Work through the data and report how many lines include the string "seaborn", giving the number alone.

● **STORED DATA**:
_ _ _ _

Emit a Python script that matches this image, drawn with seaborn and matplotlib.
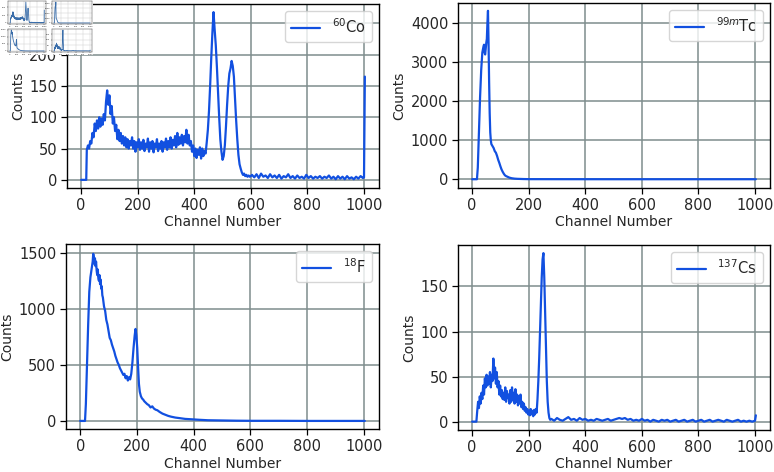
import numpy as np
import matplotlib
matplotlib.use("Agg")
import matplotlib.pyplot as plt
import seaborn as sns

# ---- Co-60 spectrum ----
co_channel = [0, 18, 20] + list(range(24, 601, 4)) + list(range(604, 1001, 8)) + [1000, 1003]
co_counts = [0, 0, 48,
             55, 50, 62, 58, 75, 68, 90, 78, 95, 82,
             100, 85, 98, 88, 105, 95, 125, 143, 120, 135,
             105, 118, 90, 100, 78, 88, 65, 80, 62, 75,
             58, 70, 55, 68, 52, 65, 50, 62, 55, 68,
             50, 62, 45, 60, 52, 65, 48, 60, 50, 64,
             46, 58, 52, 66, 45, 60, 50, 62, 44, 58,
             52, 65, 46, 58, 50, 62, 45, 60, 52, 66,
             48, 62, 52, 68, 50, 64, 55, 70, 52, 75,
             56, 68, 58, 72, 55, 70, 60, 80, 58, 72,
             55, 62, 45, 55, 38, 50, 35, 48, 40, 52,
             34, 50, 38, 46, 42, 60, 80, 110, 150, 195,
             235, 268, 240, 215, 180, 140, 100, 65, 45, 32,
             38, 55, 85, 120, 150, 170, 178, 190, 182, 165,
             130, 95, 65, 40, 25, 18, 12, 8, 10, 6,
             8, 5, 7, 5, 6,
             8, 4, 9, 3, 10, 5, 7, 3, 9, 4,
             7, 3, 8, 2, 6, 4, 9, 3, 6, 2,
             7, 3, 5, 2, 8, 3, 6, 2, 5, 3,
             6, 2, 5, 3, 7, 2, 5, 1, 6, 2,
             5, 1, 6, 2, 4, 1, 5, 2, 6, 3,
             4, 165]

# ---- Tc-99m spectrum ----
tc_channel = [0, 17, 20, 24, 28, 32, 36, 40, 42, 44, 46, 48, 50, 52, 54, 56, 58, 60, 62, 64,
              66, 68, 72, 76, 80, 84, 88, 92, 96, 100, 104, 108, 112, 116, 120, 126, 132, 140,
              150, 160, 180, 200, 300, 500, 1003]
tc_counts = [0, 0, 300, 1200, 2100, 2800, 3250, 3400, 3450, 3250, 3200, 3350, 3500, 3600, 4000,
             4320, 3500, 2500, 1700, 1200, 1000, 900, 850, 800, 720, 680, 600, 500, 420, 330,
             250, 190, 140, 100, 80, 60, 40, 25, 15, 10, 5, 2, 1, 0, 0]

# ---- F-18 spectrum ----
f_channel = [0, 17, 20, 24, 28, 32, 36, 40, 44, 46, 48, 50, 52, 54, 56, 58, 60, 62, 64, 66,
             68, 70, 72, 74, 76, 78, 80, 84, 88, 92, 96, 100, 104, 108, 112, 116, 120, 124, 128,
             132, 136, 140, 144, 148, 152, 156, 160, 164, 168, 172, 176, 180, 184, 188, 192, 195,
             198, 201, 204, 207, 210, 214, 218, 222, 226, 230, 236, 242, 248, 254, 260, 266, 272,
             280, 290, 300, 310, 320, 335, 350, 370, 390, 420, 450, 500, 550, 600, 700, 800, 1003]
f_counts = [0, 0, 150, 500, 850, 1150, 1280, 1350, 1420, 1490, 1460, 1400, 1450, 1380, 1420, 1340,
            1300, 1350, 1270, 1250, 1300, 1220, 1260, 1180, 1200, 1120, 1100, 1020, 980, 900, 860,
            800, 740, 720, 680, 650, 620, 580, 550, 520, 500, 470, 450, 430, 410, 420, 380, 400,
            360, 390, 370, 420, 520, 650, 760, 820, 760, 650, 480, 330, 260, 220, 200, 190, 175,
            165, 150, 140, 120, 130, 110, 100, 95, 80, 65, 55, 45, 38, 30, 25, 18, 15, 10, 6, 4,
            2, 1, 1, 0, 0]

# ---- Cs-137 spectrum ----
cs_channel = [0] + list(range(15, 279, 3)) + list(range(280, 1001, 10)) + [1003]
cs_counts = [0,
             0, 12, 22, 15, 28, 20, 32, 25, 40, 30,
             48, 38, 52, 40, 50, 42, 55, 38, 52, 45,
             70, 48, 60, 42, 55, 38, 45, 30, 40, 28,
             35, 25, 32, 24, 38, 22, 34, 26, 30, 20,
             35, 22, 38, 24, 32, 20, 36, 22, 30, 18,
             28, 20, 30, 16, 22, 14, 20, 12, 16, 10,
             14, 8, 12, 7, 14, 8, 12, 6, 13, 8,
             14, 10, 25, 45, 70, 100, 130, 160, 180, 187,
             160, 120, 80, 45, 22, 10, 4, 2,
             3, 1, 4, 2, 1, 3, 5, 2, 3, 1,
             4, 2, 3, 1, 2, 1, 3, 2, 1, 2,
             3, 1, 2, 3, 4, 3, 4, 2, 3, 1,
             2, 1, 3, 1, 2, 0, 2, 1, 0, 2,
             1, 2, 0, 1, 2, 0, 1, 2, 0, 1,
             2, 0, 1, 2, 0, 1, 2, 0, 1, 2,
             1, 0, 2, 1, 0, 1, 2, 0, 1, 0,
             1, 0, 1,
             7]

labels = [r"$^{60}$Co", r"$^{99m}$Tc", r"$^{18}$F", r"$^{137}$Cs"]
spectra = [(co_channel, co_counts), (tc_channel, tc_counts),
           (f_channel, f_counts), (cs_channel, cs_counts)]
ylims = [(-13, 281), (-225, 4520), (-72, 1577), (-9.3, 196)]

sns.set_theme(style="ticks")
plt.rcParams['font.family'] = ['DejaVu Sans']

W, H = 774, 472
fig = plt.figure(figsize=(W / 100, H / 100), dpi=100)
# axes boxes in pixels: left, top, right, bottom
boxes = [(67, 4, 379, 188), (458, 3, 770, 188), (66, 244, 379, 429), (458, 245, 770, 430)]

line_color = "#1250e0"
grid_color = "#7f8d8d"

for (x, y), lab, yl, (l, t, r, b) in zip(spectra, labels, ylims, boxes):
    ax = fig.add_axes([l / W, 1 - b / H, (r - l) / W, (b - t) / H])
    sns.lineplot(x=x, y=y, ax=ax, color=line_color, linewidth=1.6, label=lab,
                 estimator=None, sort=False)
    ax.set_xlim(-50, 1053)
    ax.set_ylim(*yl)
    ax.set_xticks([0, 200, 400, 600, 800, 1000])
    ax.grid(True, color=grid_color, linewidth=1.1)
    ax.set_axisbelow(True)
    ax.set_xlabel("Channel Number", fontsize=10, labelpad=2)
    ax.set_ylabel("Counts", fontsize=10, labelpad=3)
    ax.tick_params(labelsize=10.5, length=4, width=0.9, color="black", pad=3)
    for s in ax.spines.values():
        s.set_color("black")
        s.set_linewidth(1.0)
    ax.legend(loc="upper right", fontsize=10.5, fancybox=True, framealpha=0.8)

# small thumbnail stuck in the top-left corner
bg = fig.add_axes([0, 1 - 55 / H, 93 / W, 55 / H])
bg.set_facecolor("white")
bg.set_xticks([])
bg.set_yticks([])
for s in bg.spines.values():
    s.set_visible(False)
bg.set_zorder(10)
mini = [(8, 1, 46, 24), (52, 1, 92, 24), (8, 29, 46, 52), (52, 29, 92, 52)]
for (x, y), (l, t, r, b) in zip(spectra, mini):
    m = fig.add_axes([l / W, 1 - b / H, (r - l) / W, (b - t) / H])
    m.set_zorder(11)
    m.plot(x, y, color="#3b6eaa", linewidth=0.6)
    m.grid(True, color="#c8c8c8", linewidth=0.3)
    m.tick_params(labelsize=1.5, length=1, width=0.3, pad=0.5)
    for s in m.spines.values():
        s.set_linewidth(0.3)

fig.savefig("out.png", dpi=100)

_ _ _ _

● **CORRECT OUTPUT**: 2